Changes in intervertebral sagittal alignment of the cervical spine from supine to upright

Abstract

Cervical sagittal alignment is a critical component of successful surgical outcomes. Unrecognized differences in intervertebral alignment between supine and upright positions may affect clinical outcomes; however, these differences have not been quantified. Sixty-four patients scheduled to undergo one or two-level cervical arthrodesis for symptomatic pathology from C4-C5 to C6-C7, and forty-seven controls were recruited. Upright sagittal alignment was obtained through biplane radiographic imaging and measured using a validated process with accuracy better than 1° in rotation. Supine alignment was obtained from computed tomography scans. Coordinate systems used to measure supine and upright alignment were identical. Distances between adjacent bony endplates were measured to calculate disc height in each position. For both patients and controls, the C1-C2, C2-C3, and C3-C4 motion segments were in more lordosis when upright as compared with supine (all p < 0.001). However, the C4-C5, C5-C6, and C6-C7 motion segments were in less lordosis when upright as compared with supine (all p ≤ 0.004). There was an interaction between group and position at the C1-C2 (p = 0.002) and C2-C3 (p = 0.001) motion segments, with the controls demonstrating a greater increase in lordosis at both motion segments when moving from supine to upright. The results indicate that cervical motion segment alignment changes between supine and upright positioning, those changes differ among motion segments, and cervical pathology affects the magnitude of these changes. Clinical Significance: Surgeons should be mindful of the differences in alignment between supine and upright imaging and the implications they may have on clinical outcomes.

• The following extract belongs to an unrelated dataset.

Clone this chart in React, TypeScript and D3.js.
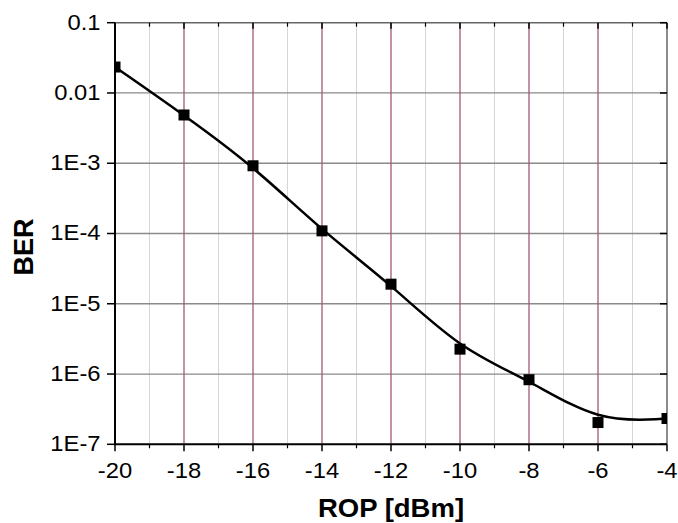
import React from "react";
import * as d3 from "d3";

const ropValues = [-20, -18, -16, -14, -12, -10, -8, -6, -4];
const berValues = [0.0234, 0.00486, 9.2e-4, 1.09e-4, 1.9e-5, 2.26e-6, 8.3e-7, 2.04e-7, 2.33e-7];
const xTicks = [-20, -18, -16, -14, -12, -10, -8, -6, -4];
const xMinorTicks = [-19, -17, -15, -13, -11, -9, -7, -5];
const yTicks = [1e-1, 1e-2, 1e-3, 1e-4, 1e-5, 1e-6, 1e-7];
const yTickLabels = ["0.1", "0.01", "1E-3", "1E-4", "1E-5", "1E-6", "1E-7"];

const W = 678, H = 523;
const L = 115, R = 667, T = 22.7, B = 444.3;

export default function App() {
  const x = d3.scaleLinear().domain([-20, -4]).range([L, R]);
  const y = d3.scaleLog().domain([1e-7, 1e-1]).range([B, T]);
  const pts: [number, number][] = ropValues.map((v, i) => [x(v), y(berValues[i])]);
  const line = d3.line().curve(d3.curveBasis)(pts) || "";
  const font = "Arial, 'Liberation Sans', sans-serif";
  const ms = 11;
  const tickFs = 22;
  const tickSx = 1.08;
  return (
    <svg width={W} height={H} style={{ position: "absolute", left: 0, top: 0, background: "#fff" }}>
      <defs>
        <clipPath id="plot">
          <rect x={L} y={T} width={R - L} height={B - T} />
        </clipPath>
      </defs>
      {xMinorTicks.map((t) => (
        <line key={"gm" + t} x1={x(t)} x2={x(t)} y1={T} y2={B} stroke="#d6d6d6" strokeWidth={1} />
      ))}
      {yTicks.slice(1, -1).map((t) => (
        <line key={"gy" + t} x1={L} x2={R} y1={y(t)} y2={y(t)} stroke="#8a8a8a" strokeWidth={1.3} />
      ))}
      {xTicks.slice(1, -1).map((t) => (
        <line key={"gx" + t} x1={x(t)} x2={x(t)} y1={T} y2={B} stroke="#a05a7a" strokeWidth={1.3} />
      ))}
      <line x1={L} x2={R} y1={T} y2={T} stroke="#666" strokeWidth={1.5} />
      <line x1={R} x2={R} y1={T} y2={B} stroke="#666" strokeWidth={1.5} />
      {xTicks.map((t) => (
        <line key={"tt" + t} x1={x(t)} x2={x(t)} y1={T} y2={T + 6} stroke="#000" strokeWidth={1.5} />
      ))}
      {xMinorTicks.map((t) => (
        <line key={"ttm" + t} x1={x(t)} x2={x(t)} y1={T} y2={T + 4} stroke="#000" strokeWidth={1.2} />
      ))}
      {yTicks.map((t) => (
        <line key={"rt" + t} x1={R - 7} x2={R} y1={y(t)} y2={y(t)} stroke="#000" strokeWidth={1.5} />
      ))}
      <g clipPath="url(#plot)">
        <path d={line} fill="none" stroke="#000" strokeWidth={2.5} />
        {pts.map(([px, py], i) => (
          <rect key={"m" + i} x={px - ms / 2} y={py - ms / 2} width={ms} height={ms} fill="#000" />
        ))}
      </g>
      <line x1={L} x2={L} y1={T} y2={B + 1} stroke="#000" strokeWidth={2} />
      <line x1={L - 1} x2={R} y1={B} y2={B} stroke="#000" strokeWidth={2} />
      {xTicks.map((t) => (
        <line key={"bt" + t} x1={x(t)} x2={x(t)} y1={B} y2={B + 7} stroke="#000" strokeWidth={1.5} />
      ))}
      {xMinorTicks.map((t) => (
        <line key={"btm" + t} x1={x(t)} x2={x(t)} y1={B} y2={B + 4} stroke="#000" strokeWidth={1.2} />
      ))}
      {yTicks.map((t) => (
        <line key={"lt" + t} x1={L - 8} x2={L} y1={y(t)} y2={y(t)} stroke="#000" strokeWidth={1.5} />
      ))}
      {xTicks.map((t) => (
        <text key={"xl" + t} transform={`translate(${x(t)},478) scale(${tickSx},1)`} textAnchor="middle" fontFamily={font} fontSize={tickFs} fill="#000">
          {t}
        </text>
      ))}
      {yTicks.map((t, i) => (
        <text key={"yl" + t} transform={`translate(100.5,${y(t) + 6.8}) scale(${tickSx},1)`} textAnchor="end" fontFamily={font} fontSize={tickFs} fill="#000">
          {yTickLabels[i]}
        </text>
      ))}
      <text transform={`translate(${(L + R) / 2},516.5) scale(1.1,1)`} textAnchor="middle" fontFamily={font} fontSize={25} fontWeight="bold" fill="#000">
        ROP [dBm]
      </text>
      <text transform={`translate(32.5,247) rotate(-90)`} textAnchor="middle" fontFamily={font} fontSize={27} fontWeight="bold" fill="#000">
        BER
      </text>
    </svg>
  );
}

Keywords: biplane radiography; cervical sagittal alignment; computed tomography; lordosis; measurement.

Figure 1:

Data collection and processing workflow. (A) CT scans were collected and used to create subject-specific 3D models of each cervical vertebra. (B) Anatomic coordinate systems were established in each vertebra by manually placing 4 markers on each endplate. (C) Participants were seated upright and directed to look straight ahead while synchronized biplane radiographs were collected. (D) A validated volumetric model-based tracking technique matched digitally reconstructed radiographs, constructed from the bone tissue segmented from the CT scans, to the biplane radiographs. (E) After the registration process was completed for each bone, the orientation of each vertebra relative to the adjacent inferior vertebra was calculated by the angle between the respective green arrows in the bone-based coordinate systems, and the disc heights were calculated by the distance between the red anatomic landmarks placed on the anterior, central, and posterior endplates.

Figure 2:

Disc height measurement. Disc height was measured in the supine and upright positions using 3 points along the midsagittal plane of each vertebral body. The measurement points were identical in the supine and upright positions.

Figure 3:

Group average cervical lordosis during supine and upright imaging. (A) Overall, controls were in more lordosis than arthrodesis patients (p < 0.001). (B) The position by group interaction when moving from supine to upright (p = 0.005). Error bars indicate ± one standard deviation.

Figure 4:

Intervertebral orientation for each participant in supine and upright positions. Datapoints above (green shaded region) and below (yellow shaded region) the diagonal line indicate less or more lordosis, respectively, during upright imaging compared to supine.

Figure 5:

Group average intervertebral orientation in supine and upright positions. The C1-C2 through C3-C4 motion segments were in more lordosis when upright than when supine, however, the C4-C5 through C6-C7 motion segments were in more lordosis when supine than when upright. Note that all comparisons were made within subject, however, the error bars indicate inter-subject variability (± one standard deviation).

Figure 6:

Group average lordosis at the C6-C7 motion segment. Overall, controls were in more lordosis than arthrodesis patients at the C6-C7 motion segment. Error bars indicate ± one standard deviation.

Figure 7:

Group by position interactions in the upper cervical spine. Control subjects had a greater increase in lordosis at the (A) C1-C2 (p = 0.002) and (B) C2-C3 (p = 0.001) motion segments when moving from supine to upright than arthrodesis patients.